It’s high time to bring our clocks into the 21st century
“YOUR FAVOURITE COMPETITORS GO HEAD-TO-HEAD IN THE MOST DRAMATIC COMPETITION OF THE SEASON. DON’T MISS IT, AT 8/7 CENTRAL, ONLY ON ABC.”
This common phrase is familiar to anyone who has watched prime-time television. However, it’s always bothered me. It seems to beg the question, “8 o’clock … where?!” I am all the more conscious of the question this time of year, as Alberta and Saskatchewan once again move an hour apart (despite the borders remaining static), with daylight savings time disappearing in the rearview mirror.
Now, you might be thinking to yourself, “Why not just google the time difference?” But to me, this conundrum seems to indicate a larger issue. In a globalized world, where international communication and coordination are essential, why continue using our antiquated, localized way of telling time? To answer this question, it’s important to first understand how time zones came to be.
Until the early 1880s, telling time was even more localized than it is now. “Town clocks” were the standard to which everyone set their own timepieces. The time-telling business boomed as pioneering entrepreneurs sold their services synchronizing customers’ clocks. However, in 1883, all of that changed.
In an era when trains were taking over North America, having a different time at each stop posed a fairly obvious scheduling problem. Enter Sir Sandford Fleming, a Scottish-Canadian railway engineer. After missing a train in 1876 due to confusion with the posted schedule, Fleming began discussing his idea for “Cosmic Time”: a single, global time zone using the 24-hour clock, based on the time in Greenwich, England.
By the 1920s, most countries had adopted the system now called Greenwich Mean Time (GMT), which split the globe into the time zones we observe today. However, even now, our “universal” system for telling time is not entirely agreed upon.
Take, for example, half-hour time zones. Places such as Iran, Australia, and even Newfoundland have time variations of only a half-hour, splitting each time zone even further. Learning all of this got me thinking: if one pasty Canadian can revolutionize the way society tells time to keep up with the currents of innovation, why can’t another?
Since the days of Fleming’s “Cosmic Time” proposal, a lot has changed. We no longer travel by horse-drawn buggies and trains, but instead in automobiles and airplanes. I can watch a live event happening across the world with only a few milliseconds of delay, or share my underdeveloped thoughts on global happenings in a 280-character word-blast that could be seen by millions. Everything I own was made on continents I’ve never visited. The world is radically different from the days of Sir Sandford Fleming.
Despite all this innovation and progress, we continue to rely on a chronology system that was made to convenience a society that no longer exists. It’s time that our clocks reflected the new, globally connected world we live in. It may be comfortable to have high-noon at the zenith of the Sun’s journey across our sky regardless of where we are in the world, but I would argue that the days of taking off and landing at “the same time of day” ought to be behind us.

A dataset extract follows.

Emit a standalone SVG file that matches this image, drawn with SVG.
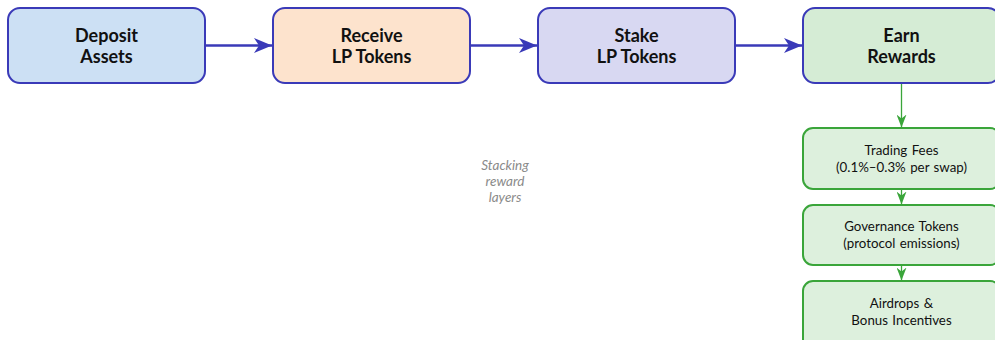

The solution is simple. We should adopt Fleming’s original plan for Cosmic Time, using the Prime Meridian as the basis for a single, universal time zone. Seeing as it takes 24 hours for a day to pass, we should also convert to 24-hour clocks to reflect this.
I understand that adjusting to this will take time. Waking up at 18:00 would be rather startling for most people, even if it was just as the sun was rising. What should be remembered when considering this topic is that the way we communicate time is nothing more than a construct of our brains that bears no significance on the natural world. All it takes to adjust is practice. We have proven in the past that we are capable of significant change, even if it is a gradual process. For example, it wasn’t until 1971 that Canada officially started using the metric system rather than imperial. If we’re all able to switch from Farenheit to Celsius, why can’t we make this change as well?
This way of telling time would substantially simplify the way we communicate with one another, providing a newfound clarity that would be highly productive. While it isn’t hard to convert the time from one zone to another, this simplification is nonetheless worthwhile. Something as simple as time should not be nearly as complex as it currently is. Sooner or later, we will have to reconsider the way that we approach time. I say that time is now.